A unique heterostructure of MOF-derived Fe2O3 as core and P doping NixCoy-LDH as shell for enhanced electrocatalytic hydrogen evolution

Hydrogen (H2) has been regarded as one of the most promising energy owing to its high energy density, zero-carbon emissions and renewable nature. Electrolyzing water is a clean and effective pathway to obtained hydrogen. Developing high-performance, economical and stable electrocatalyst for hydrogen evolution reaction is particularly necessary to meet the growing demand for hydrogen. Herein, a unique core-shell heterostructure of Fe2O3@P-NixCoy-LDH (x/y = 1:1, 1:2 and 2:1) was designed and constructed by MOF-derived Fe2O3 as core and P doping NixCoy-LDH as shell. Fe2O3@P-NixCoy-LDH (x/y = 1:2) showed the best hydrogen evolution activity, with a low hydrogen evolution overpotential of 223 mV and a Tafel slope of 81.1 mV·dec−1 at 10 mA cm−2 current density.
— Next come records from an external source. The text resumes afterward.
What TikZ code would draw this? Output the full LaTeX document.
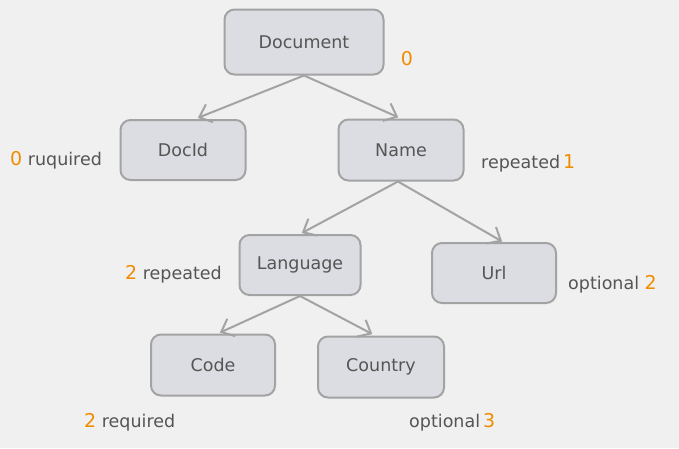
\documentclass[tikz,border=0pt]{standalone}
\usepackage{fontspec}
\setmainfont{DejaVu Sans}
\usepackage{tikz}
\usetikzlibrary{arrows.meta}
\usetikzlibrary{positioning}

\definecolor{bgcol}{HTML}{F0F0F0}
\definecolor{boxfill}{HTML}{DCDDE2}
\definecolor{boxline}{HTML}{A3A3A3}
\definecolor{txtcol}{HTML}{555555}
\definecolor{numcol}{HTML}{F08C00}

\tikzset{
  field/.style={draw=boxline, line width=2pt, fill=boxfill, rounded corners=10pt,
    text=txtcol, font=\fontsize{17.5}{20}\selectfont, inner sep=0pt},
  note/.style={text=txtcol, font=\fontsize{17.5}{20}\selectfont, inner sep=0pt, anchor=west},
  link/.style={draw=boxline, line width=2pt, line cap=round,
    -{Straight Barb[length=11pt,width=19pt,line width=2pt]}},
}

\newcommand{\num}[1]{\textcolor{numcol}{\fontsize{19}{20}\selectfont #1}}

\begin{document}
\begin{tikzpicture}[x=1pt, y=-1pt]

  % background and page size
  \fill[bgcol] (0,0) rectangle (679,448);
  \useasboundingbox (0,0) rectangle (679,448);

  % schema fields
  \node[field, minimum width=159pt, minimum height=65pt] (doc) at (304,42) {Document};
  \node[field, minimum width=125pt, minimum height=60pt] (docid) at (183,150) {DocId};
  \node[field, minimum width=125pt, minimum height=61pt] (name) at (401,150) {Name};
  \node[field, minimum width=121pt, minimum height=60pt] (lang) at (300,265) {Language};
  \node[field, minimum width=124pt, minimum height=60pt] (url) at (494,273) {Url};
  \node[field, minimum width=124pt, minimum height=61pt] (code) at (213,365) {Code};
  \node[field, minimum width=126pt, minimum height=61pt] (country) at (381,367) {Country};

  % edges
  \draw[link, shorten >=3pt] (doc.south) -- ([xshift=12pt]docid.north);
  \draw[link, shorten >=3pt] (doc.south) -- (name.north);
  \draw[link, shorten >=2pt] ([xshift=-3pt]name.south) -- (lang.north);
  \draw[link, shorten >=1pt] ([xshift=-3pt]name.south) -- ([xshift=9pt]url.north);
  \draw[link, shorten >=2pt] (lang.south) -- ([xshift=5pt]code.north);
  \draw[link, shorten >=3pt] (lang.south) -- ([xshift=-6pt]country.north);

  % levels and repetition
  \node[note, anchor=center] (docnum) at (407,59) {\num{0}};
  \node[note] (docidnote) at (10,160) {\num{0} ruquired};
  \node[note] (namenote) at (481,163) {repeated\,\num{1}};
  \node[note] (langnote) at (125,274) {\num{2} repeated};
  \node[note] (urlnote) at (568,284) {optional \num{2}};
  \node[note] (codenote) at (84,422) {\num{2} required};
  \node[note] (countrynote) at (409,422) {optional\,\num{3}};

\end{tikzpicture}
\end{document}
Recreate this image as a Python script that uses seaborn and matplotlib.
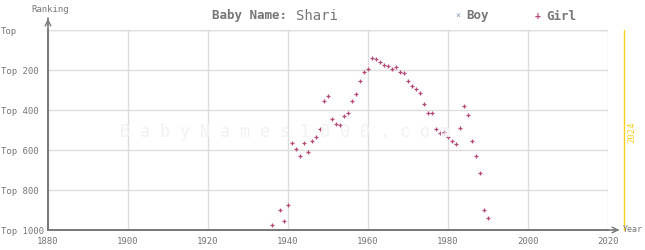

The excellent electrocatalytic activity could be attributed to the synergistic effect of Fe2O3, NixCoy-LDH, and the doping P, as well as the unique core-shell heterostructure. Fe2O3 derived from Fe-MOF and NixCoy-LDH provided diverse and abundant metal catalytic sites. Meanwhile, Fe2O3 as the core acted as a uniform matrix for the dispersion of NixCoy-LDH, exposing more active catalytic-sites and accelerating the electron transfer. The doping P effectively modulated the electronic structure of electrocatalysts, promoting the hydrogen evolution.